AN EXPLORATION OF THE EXPERIENCES AND PERSPECTIVES OF NEW ZEALANDERS WITH FETAL ALCOHOL SPECTRUM DISORDER

Main Article Content

Jenny V Salmon
Stephen A Buetow

Keywords

Fetal alcohol spectrum disorder, fetal alcohol syndrome, fetal alcohol effects, challenging behaviours, transcendental phenomenology, classic grounded theory

Abstract

Background


The experiences and perspectives of New Zealanders with fetal alcohol spectrum disorder (FASD) need to be heard since no research to date has been performed. FASD, a neuro-developmental disability with life-lasting effects, is irreversible.

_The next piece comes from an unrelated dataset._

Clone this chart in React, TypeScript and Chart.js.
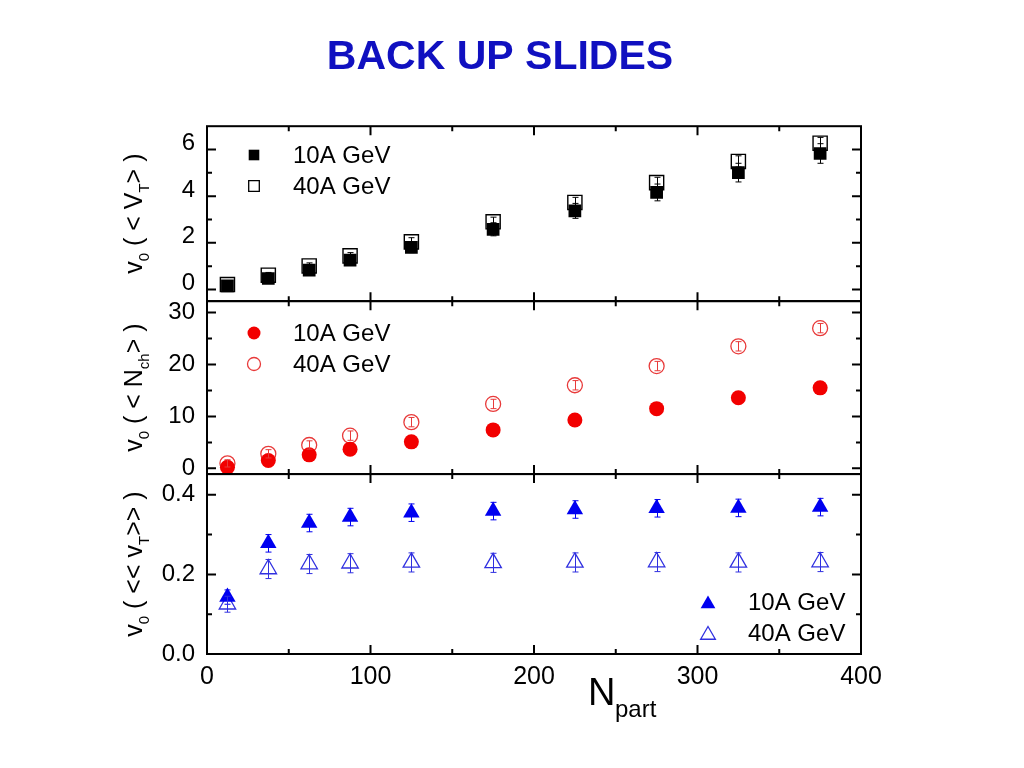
import React, { useEffect, useRef } from "react";
import { Chart, registerables } from "chart.js";

Chart.register(...registerables);

const FONT = "'Liberation Sans', Arial, Helvetica, sans-serif";

// ---- data ----
const NPART = [12.5, 37.5, 62.5, 87.5, 125, 175, 225, 275, 325, 375];

const VT_10A = [0.15, 0.47, 0.83, 1.26, 1.8, 2.58, 3.37, 4.16, 5.01, 5.83];
const VT_40A = [0.21, 0.61, 1.01, 1.44, 2.04, 2.9, 3.73, 4.58, 5.49, 6.27];
const VT_ERR_10A = [0.1, 0.12, 0.15, 0.18, 0.22, 0.28, 0.32, 0.36, 0.4, 0.42];
const VT_ERR_40A = [0.12, 0.12, 0.13, 0.14, 0.18, 0.2, 0.22, 0.23, 0.24, 0.25];

const NCH_10A = [0.2, 1.5, 2.6, 3.7, 5.1, 7.4, 9.3, 11.5, 13.6, 15.5];
const NCH_40A = [0.96, 2.8, 4.5, 6.3, 8.9, 12.4, 16.0, 19.7, 23.5, 27.0];
const NCH_ERR_10A = [0.4, 0.5, 0.5, 0.6, 0.6, 0.7, 0.7, 0.8, 0.8, 0.9];
const NCH_ERR_40A = [0.7, 0.8, 0.8, 0.9, 0.9, 0.9, 0.9, 0.9, 0.9, 0.9];

const MVT_10A = [0.143, 0.278, 0.329, 0.344, 0.355, 0.359, 0.363, 0.366, 0.367, 0.369];
const MVT_40A = [0.125, 0.2135, 0.226, 0.228, 0.23, 0.229, 0.23, 0.231, 0.23, 0.231];
const MVT_ERR_10A = [0.018, 0.022, 0.022, 0.022, 0.022, 0.022, 0.022, 0.022, 0.022, 0.022];
const MVT_ERR_40A = [0.02, 0.024, 0.024, 0.024, 0.024, 0.024, 0.024, 0.024, 0.024, 0.024];

const SERIES_LABELS = ["10A GeV", "40A GeV"];

const X_TICKS = [0, 100, 200, 300, 400];
const X_MINOR = [50, 150, 250, 350];
const VT_TICKS = [0, 2, 4, 6];
const VT_MINOR = [1, 3, 5];
const NCH_TICKS = [0, 10, 20, 30];
const NCH_MINOR = [5, 15, 25];
const MVT_TICKS = [0, 0.2, 0.4];
const MVT_MINOR = [0.1, 0.3];

const TITLE = "BACK UP SLIDES";

// rich text parts: [text, isSubscript]
const Y_TITLES: Array<Array<[string, boolean]>> = [
  [["v", false], ["0", true], [" ( < V", false], ["T", true], ["> )", false]],
  [["v", false], ["0", true], [" ( < N", false], ["ch", true], ["> )", false]],
  [["v", false], ["0", true], [" ( << v", false], ["T", true], [">> )", false]],
];

const BLACK = "#000000";
const RED = "#f20000";
const RED_OPEN = "#e83a3a";
const BLUE = "#0000f0";
const BLUE_OPEN = "#3030e0";

const pts = (xs: number[], ys: number[]) => xs.map((x, i) => ({ x, y: ys[i] }));

const ERRORS = [VT_ERR_10A, VT_ERR_40A, NCH_ERR_10A, NCH_ERR_40A, MVT_ERR_10A, MVT_ERR_40A];
const ERR_COLORS = [BLACK, BLACK, RED, RED_OPEN, BLUE, BLUE_OPEN];

const PANELS = [
  { id: "yTop", ticks: VT_TICKS, minor: VT_MINOR },
  { id: "yMid", ticks: NCH_TICKS, minor: NCH_MINOR },
  { id: "yBot", ticks: MVT_TICKS, minor: MVT_MINOR },
];

function drawRich(ctx: CanvasRenderingContext2D, parts: Array<[string, boolean]>, cx: number, cy: number, size: number, subSize: number, subOff: number) {
  ctx.save();
  ctx.translate(cx, cy);
  ctx.rotate(-Math.PI / 2);
  ctx.textBaseline = "alphabetic";
  ctx.textAlign = "left";
  let total = 0;
  const widths = parts.map(([t, sub]) => {
    ctx.font = `${sub ? subSize : size}px ${FONT}`;
    const w = ctx.measureText(t).width;
    total += w;
    return w;
  });
  let u = -total / 2;
  parts.forEach(([t, sub], i) => {
    ctx.font = `${sub ? subSize : size}px ${FONT}`;
    ctx.fillText(t, u, sub ? subOff : 0);
    u += widths[i];
  });
  ctx.restore();
}

function marker(ctx: CanvasRenderingContext2D, kind: string, x: number, y: number, r: number, color: string, filled: boolean) {
  ctx.save();
  ctx.beginPath();
  if (kind === "rect") {
    const s = r * Math.SQRT1_2;
    ctx.rect(x - s, y - s, 2 * s, 2 * s);
  } else if (kind === "circle") {
    ctx.arc(x, y, r, 0, Math.PI * 2);
  } else {
    ctx.moveTo(x, y - r);
    ctx.lineTo(x + r * Math.sin((2 * Math.PI) / 3), y - r * Math.cos((2 * Math.PI) / 3));
    ctx.lineTo(x + r * Math.sin((4 * Math.PI) / 3), y - r * Math.cos((4 * Math.PI) / 3));
    ctx.closePath();
  }
  if (filled) {
    ctx.fillStyle = color;
    ctx.fill();
  } else {
    ctx.strokeStyle = color;
    ctx.lineWidth = 1.3;
    ctx.stroke();
  }
  ctx.restore();
}

const decorPlugin = {
  id: "decor",
  afterDatasetsDraw(chart: any) {
    const ctx: CanvasRenderingContext2D = chart.ctx;
    chart.data.datasets.forEach((ds: any, i: number) => {
      const meta = chart.getDatasetMeta(i);
      const ys = chart.scales[ds.yAxisID];
      const errs = ERRORS[i];
      ctx.save();
      ctx.strokeStyle = ERR_COLORS[i];
      ctx.lineWidth = 1;
      meta.data.forEach((el: any, j: number) => {
        const v = ds.data[j].y;
        const x = Math.round(el.x) + 0.5;
        const y1 = ys.getPixelForValue(v + errs[j]);
        const y2 = ys.getPixelForValue(v - errs[j]);
        ctx.beginPath();
        ctx.moveTo(x, y1);
        ctx.lineTo(x, y2);
        ctx.moveTo(x - 3, y1);
        ctx.lineTo(x + 3, y1);
        ctx.moveTo(x - 3, y2);
        ctx.lineTo(x + 3, y2);
        ctx.stroke();
      });
      ctx.restore();
    });
  },
  afterDraw(chart: any) {
    const ctx: CanvasRenderingContext2D = chart.ctx;
    const { left, right } = chart.chartArea;
    const xs = chart.scales.x;
    ctx.save();
    ctx.strokeStyle = BLACK;
    ctx.lineWidth = 2;
    PANELS.forEach((p, pi) => {
      const s = chart.scales[p.id];
      const top = s.top;
      const bottom = s.bottom;
      ctx.strokeRect(left, top, right - left, bottom - top);
      ctx.beginPath();
      const yt = (v: number, len: number) => {
        const y = s.getPixelForValue(v);
        ctx.moveTo(left, y);
        ctx.lineTo(left + len, y);
        ctx.moveTo(right, y);
        ctx.lineTo(right - len, y);
      };
      p.ticks.forEach((v) => yt(v, 9));
      p.minor.forEach((v) => yt(v, 5));
      const xt = (v: number, len: number) => {
        const x = xs.getPixelForValue(v);
        ctx.moveTo(x, top);
        ctx.lineTo(x, top + len);
        ctx.moveTo(x, bottom);
        ctx.lineTo(x, bottom - len);
      };
      X_TICKS.forEach((v) => xt(v, 9));
      X_MINOR.forEach((v) => xt(v, 5));
      ctx.stroke();
      // y title
      ctx.fillStyle = BLACK;
      drawRich(ctx, Y_TITLES[pi], 142, (top + bottom) / 2, 25, 15, 7);
    });
    ctx.restore();

    // legends
    ctx.save();
    ctx.font = `24px ${FONT}`;
    ctx.fillStyle = BLACK;
    ctx.textBaseline = "middle";
    ctx.textAlign = "left";
    const legends = [
      { kind: "rect", color: [BLACK, BLACK], r: 7.5, mx: 254, tx: 293, y: [155, 186] },
      { kind: "circle", color: [RED, RED_OPEN], r: 6.5, mx: 254, tx: 293, y: [333, 364] },
      { kind: "triangle", color: [BLUE, BLUE_OPEN], r: 8.5, mx: 708, tx: 748, y: [602, 633] },
    ];
    legends.forEach((lg) => {
      [0, 1].forEach((k) => {
        marker(ctx, lg.kind, lg.mx, lg.y[k] + (lg.kind === "triangle" ? 2 : 0), lg.r, lg.color[k], k === 0);
        ctx.fillText(SERIES_LABELS[k], lg.tx, lg.y[k] + 1);
      });
    });
    ctx.restore();

    // x title N_part
    ctx.save();
    ctx.fillStyle = BLACK;
    ctx.textBaseline = "alphabetic";
    ctx.textAlign = "left";
    ctx.font = `38px ${FONT}`;
    ctx.fillText("N", 588, 705);
    ctx.font = `24px ${FONT}`;
    ctx.fillText("part", 615, 717);
    ctx.restore();
  },
};

export default function App() {
  const ref = useRef<HTMLCanvasElement | null>(null);
  useEffect(() => {
    if (!ref.current) return;
    const setTicks = (arr: number[]) => (axis: any) => {
      axis.ticks = arr.map((v) => ({ value: v }));
    };
    const yBase = (min: number, max: number, arr: number[], weight: number, sw: number, extra: any = {}) => ({
      type: "linear",
      position: "left",
      stack: "panels",
      stackWeight: sw,
      weight,
      min,
      max,
      afterBuildTicks: setTicks(arr),
      afterFit: (s: any) => {
        s.width = 68;
      },
      grid: { display: false, drawTicks: false },
      border: { display: false },
      ticks: {
        color: BLACK,
        padding: 12,
        font: { family: FONT, size: 24 },
        ...extra,
      },
    });
    const chart = new Chart(ref.current, {
      type: "scatter",
      data: {
        datasets: [
          {
            label: SERIES_LABELS[0],
            data: pts(NPART, VT_10A),
            yAxisID: "yTop",
            pointStyle: "rect",
            pointRadius: 9,
            pointBackgroundColor: BLACK,
            pointBorderColor: BLACK,
            pointBorderWidth: 0,
            backgroundColor: BLACK,
            borderColor: BLACK,
          },
          {
            label: SERIES_LABELS[1],
            data: pts(NPART, VT_40A),
            yAxisID: "yTop",
            pointStyle: "rect",
            pointRadius: 10,
            pointBackgroundColor: "rgba(0,0,0,0)",
            pointBorderColor: BLACK,
            pointBorderWidth: 1.4,
            backgroundColor: "rgba(0,0,0,0)",
            borderColor: BLACK,
          },
          {
            label: SERIES_LABELS[0],
            data: pts(NPART, NCH_10A),
            yAxisID: "yMid",
            pointStyle: "circle",
            pointRadius: 7.5,
            pointBackgroundColor: RED,
            pointBorderColor: RED,
            pointBorderWidth: 0,
            backgroundColor: RED,
            borderColor: RED,
          },
          {
            label: SERIES_LABELS[1],
            data: pts(NPART, NCH_40A),
            yAxisID: "yMid",
            pointStyle: "circle",
            pointRadius: 7.5,
            pointBackgroundColor: "rgba(0,0,0,0)",
            pointBorderColor: RED_OPEN,
            pointBorderWidth: 1.3,
            backgroundColor: "rgba(0,0,0,0)",
            borderColor: RED_OPEN,
          },
          {
            label: SERIES_LABELS[0],
            data: pts(NPART, MVT_10A),
            yAxisID: "yBot",
            pointStyle: "triangle",
            pointRadius: 9.5,
            pointBackgroundColor: BLUE,
            pointBorderColor: BLUE,
            pointBorderWidth: 0,
            backgroundColor: BLUE,
            borderColor: BLUE,
          },
          {
            label: SERIES_LABELS[1],
            data: pts(NPART, MVT_40A),
            yAxisID: "yBot",
            pointStyle: "triangle",
            pointRadius: 9.5,
            pointBackgroundColor: "rgba(0,0,0,0)",
            pointBorderColor: BLUE_OPEN,
            pointBorderWidth: 1.3,
            backgroundColor: "rgba(0,0,0,0)",
            borderColor: BLUE_OPEN,
          },
        ],
      },
      options: {
        responsive: false,
        animation: false,
        devicePixelRatio: 1,
        layout: { padding: { left: 139, right: 163, top: 0, bottom: 0 } },
        plugins: {
          legend: { display: false },
          tooltip: { enabled: false },
          title: {
            display: true,
            text: TITLE,
            color: "#1010c0",
            font: { family: FONT, size: 41, weight: "bold", lineHeight: 1.2 },
            padding: { top: 33, bottom: 44 },
          },
        },
        scales: {
          x: {
            type: "linear",
            position: "bottom",
            min: 0,
            max: 400,
            afterBuildTicks: setTicks(X_TICKS),
            afterFit: (s: any) => {
              s.height = 114;
            },
            grid: { display: false, drawTicks: false },
            border: { display: false },
            ticks: { color: BLACK, padding: 8, maxRotation: 0, font: { family: FONT, size: 25 } },
          },
          yTop: yBase(-0.5, 7, VT_TICKS, 3, 175, { labelOffset: -6 }),
          yMid: yBase(-1.1, 32.2, NCH_TICKS, 2, 173),
          yBot: yBase(0, 0.452, MVT_TICKS, 1, 180, { callback: (v: any) => Number(v).toFixed(1) }),
        } as any,
      } as any,
      plugins: [decorPlugin],
    });
    return () => chart.destroy();
  }, []);
  return (
    <div style={{ position: "absolute", left: 0, top: 0, width: 1024, height: 768, background: "#ffffff" }}>
      <canvas ref={ref} width={1024} height={768} style={{ width: 1024, height: 768, display: "block" }} />
    </div>
  );
}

The condition is caused by prenatal exposure to alcohol.


 


Objectives


This study aimed to explore and understand the daily challenges of New Zealand individuals with FASD.


 


Methods


Our sequential mixed methods design used two discrete but compatible qualitative methodologies – transcendental phenomenology in Phase One and classic grounded theory in Phase Two – framed by the meta-theory of pragmatism, which allows the use of ‘what works’ in research. One methodology alone would not have answered our research question. Using the same sample of 14 individuals, 14 to 37 years, two separate data sets were produced sequentially using face-to-face unstructured interviews. Participants had been diagnosed with either fetal alcohol syndrome (FAS) or fetal alcohol effects (FAE). Data credibility was checked using triangulation.


 


Results


Six themes common to the participants’ experiences emerged: daily challenges in the classroom; daily challenges in the workplace; coping with mental health issues; memory problems; socialization difficulties and involvement with the law and authority. Phase Two’s emerging theory revealed that because the participants perceived they had been under-supported by the social/health systems, many engaged in illegal behaviours (secondary disabilities) and experienced employment and social problems. Many disavowed having the disability, but with maturity and knowing the signs and symptoms, accepted it. They suggested ways in which their concerns could be resolved.


 


Conclusion


In order that progress in this field can take place, health and social agencies, educational and criminal justice systems and policy-makers need to have increased awareness of the disability and the complex problems that individuals with the disability and their families face.